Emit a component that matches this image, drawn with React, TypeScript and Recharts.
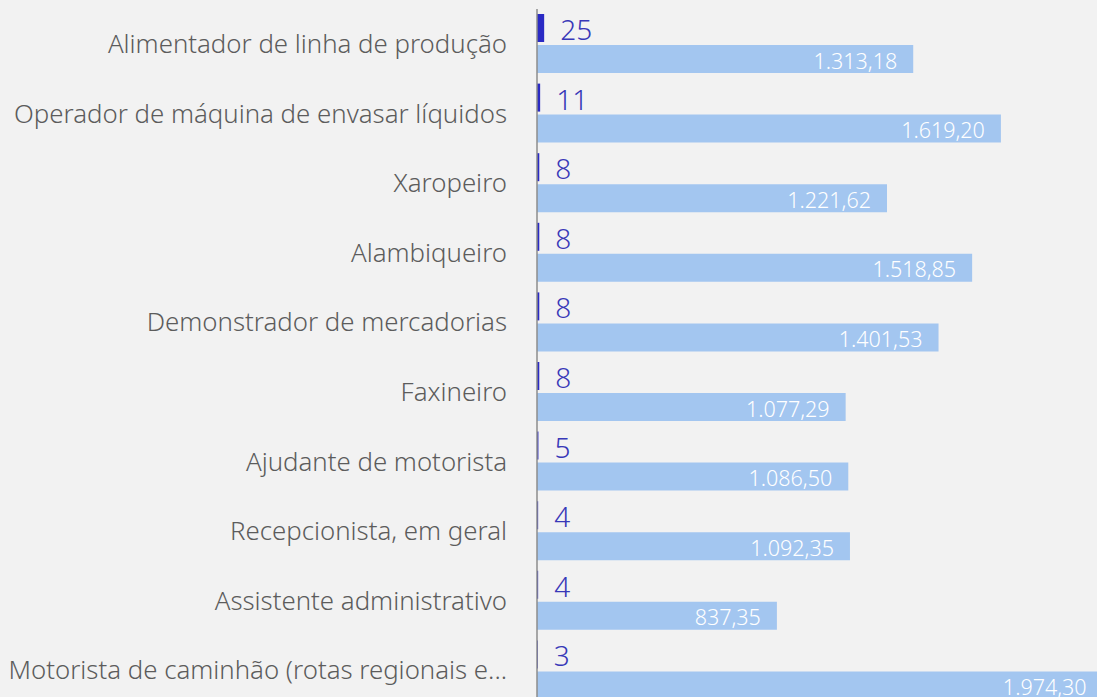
import React from 'react';
import { BarChart, Bar, XAxis, YAxis, LabelList } from 'recharts';

const categories = [
  'Alimentador de linha de produção',
  'Operador de máquina de envasar líquidos',
  'Xaropeiro',
  'Alambiqueiro',
  'Demonstrador de mercadorias',
  'Faxineiro',
  'Ajudante de motorista',
  'Recepcionista, em geral',
  'Assistente administrativo',
  'Motorista de caminhão (rotas regionais e...',
];
const counts = [25, 11, 8, 8, 8, 8, 5, 4, 4, 3];
const salaries = [1313.18, 1619.2, 1221.62, 1518.85, 1401.53, 1077.29, 1086.5, 1092.35, 837.35, 1974.3];

const data = categories.map((name, i) => ({ name, count: counts[i], salary: salaries[i] }));

const fmtBR = (v: any) => {
  const n = Number(v);
  const [int, dec] = n.toFixed(2).split('.');
  const withDots = int.replace(/\B(?=(\d{3})+(?!\d))/g, '.');
  return `${withDots},${dec}`;
};

const FONT = '"Noto Sans", "Open Sans", sans-serif';

export default function App() {
  return (
    <div
      style={{
        position: 'absolute',
        top: 0,
        left: 0,
        width: 1097,
        height: 697,
        overflow: 'hidden',
        background: '#f2f2f2',
        fontFamily: FONT,
      }}
    >
      <BarChart
        width={1110}
        height={710}
        data={data}
        layout="vertical"
        margin={{ top: 9, right: 0, bottom: 5, left: 0 }}
        barSize={28}
        barGap={3}
      >
        <XAxis type="number" hide domain={[0, 2000]} />
        <YAxis
          type="category"
          dataKey="name"
          width={537}
          tickSize={0}
          tickMargin={30}
          axisLine={{ stroke: '#8c8c8c', strokeWidth: 1.5 }}
          tickLine={false}
          interval={0}
          tick={{ fill: '#5c5c5c', fontSize: 25.8, fontFamily: FONT, fontWeight: 300 }}
        />
        <Bar dataKey="count" fill="#2a2ac4" isAnimationActive={false}>
          <LabelList
            dataKey="count"
            position="right"
            offset={16}
            fill="#3838b8"
            fontSize={28}
            fontFamily={FONT}
            fontWeight={300}
            dy={2}
          />
        </Bar>
        <Bar dataKey="salary" fill="#a3c6f0" isAnimationActive={false}>
          <LabelList
            dataKey="salary"
            position="insideRight"
            offset={16}
            fill="#ffffff"
            fontSize={21.5}
            fontFamily={FONT}
            fontWeight={300}
            dy={2}
            formatter={fmtBR}
          />
        </Bar>
      </BarChart>
    </div>
  );
}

* [What is needed]: Skip the pictures, please, and transcribe only the lines from the beginning of the material through the one that contains "XAxis, YAxis, LabelList".

* [Result]:
Emit a component that matches this image, drawn with React, TypeScript and Recharts.
import React from 'react';
import { BarChart, Bar, XAxis, YAxis, LabelList } from 'recharts';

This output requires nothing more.